Problem description
Among the entries, which lines carry the string "this"? Copy each of them.

Records for processing
= = = = = = =

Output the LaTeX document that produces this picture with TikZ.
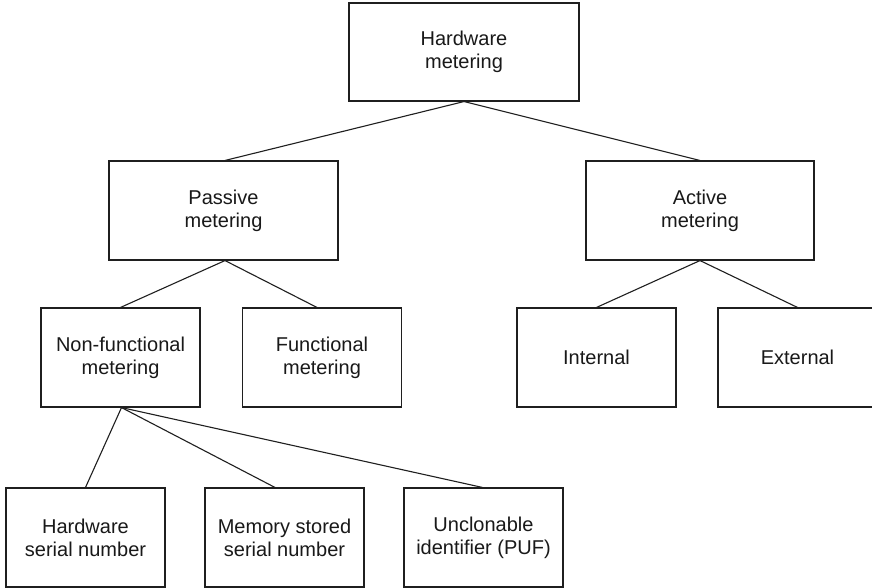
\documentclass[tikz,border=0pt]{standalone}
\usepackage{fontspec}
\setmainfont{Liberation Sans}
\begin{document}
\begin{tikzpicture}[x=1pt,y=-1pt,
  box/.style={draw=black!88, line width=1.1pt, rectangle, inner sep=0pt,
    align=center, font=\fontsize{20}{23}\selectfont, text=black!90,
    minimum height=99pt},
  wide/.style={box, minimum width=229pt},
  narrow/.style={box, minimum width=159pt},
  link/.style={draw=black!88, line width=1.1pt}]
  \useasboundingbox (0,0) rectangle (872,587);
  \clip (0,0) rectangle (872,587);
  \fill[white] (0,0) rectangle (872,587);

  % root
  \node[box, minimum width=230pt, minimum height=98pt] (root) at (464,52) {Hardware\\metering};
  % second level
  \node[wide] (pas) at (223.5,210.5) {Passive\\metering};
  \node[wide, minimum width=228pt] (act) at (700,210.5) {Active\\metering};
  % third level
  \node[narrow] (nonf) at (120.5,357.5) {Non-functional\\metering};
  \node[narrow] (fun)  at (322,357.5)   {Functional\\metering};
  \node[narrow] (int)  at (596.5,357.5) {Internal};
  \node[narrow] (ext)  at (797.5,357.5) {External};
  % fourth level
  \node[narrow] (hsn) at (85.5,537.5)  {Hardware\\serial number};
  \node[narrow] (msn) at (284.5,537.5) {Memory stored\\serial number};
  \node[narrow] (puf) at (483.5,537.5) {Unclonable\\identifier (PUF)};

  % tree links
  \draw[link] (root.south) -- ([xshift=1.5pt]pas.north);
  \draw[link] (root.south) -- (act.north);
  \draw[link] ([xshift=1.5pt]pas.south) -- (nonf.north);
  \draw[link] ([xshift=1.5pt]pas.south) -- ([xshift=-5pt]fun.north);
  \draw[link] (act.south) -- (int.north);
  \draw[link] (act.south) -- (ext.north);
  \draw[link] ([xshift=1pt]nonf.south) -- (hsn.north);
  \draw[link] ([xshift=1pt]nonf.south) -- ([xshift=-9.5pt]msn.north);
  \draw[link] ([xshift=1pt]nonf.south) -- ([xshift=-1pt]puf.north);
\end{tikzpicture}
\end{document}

= = = = = = =

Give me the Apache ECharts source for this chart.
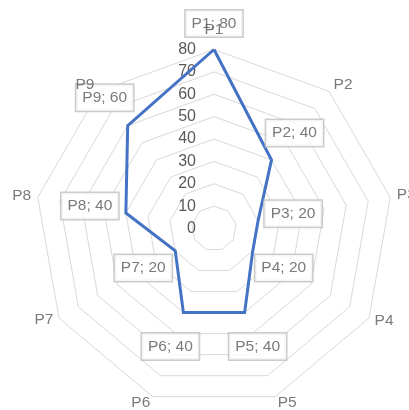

= = = = = = =

Worked answer
Output the LaTeX document that produces this picture with TikZ.
Give me the Apache ECharts source for this chart.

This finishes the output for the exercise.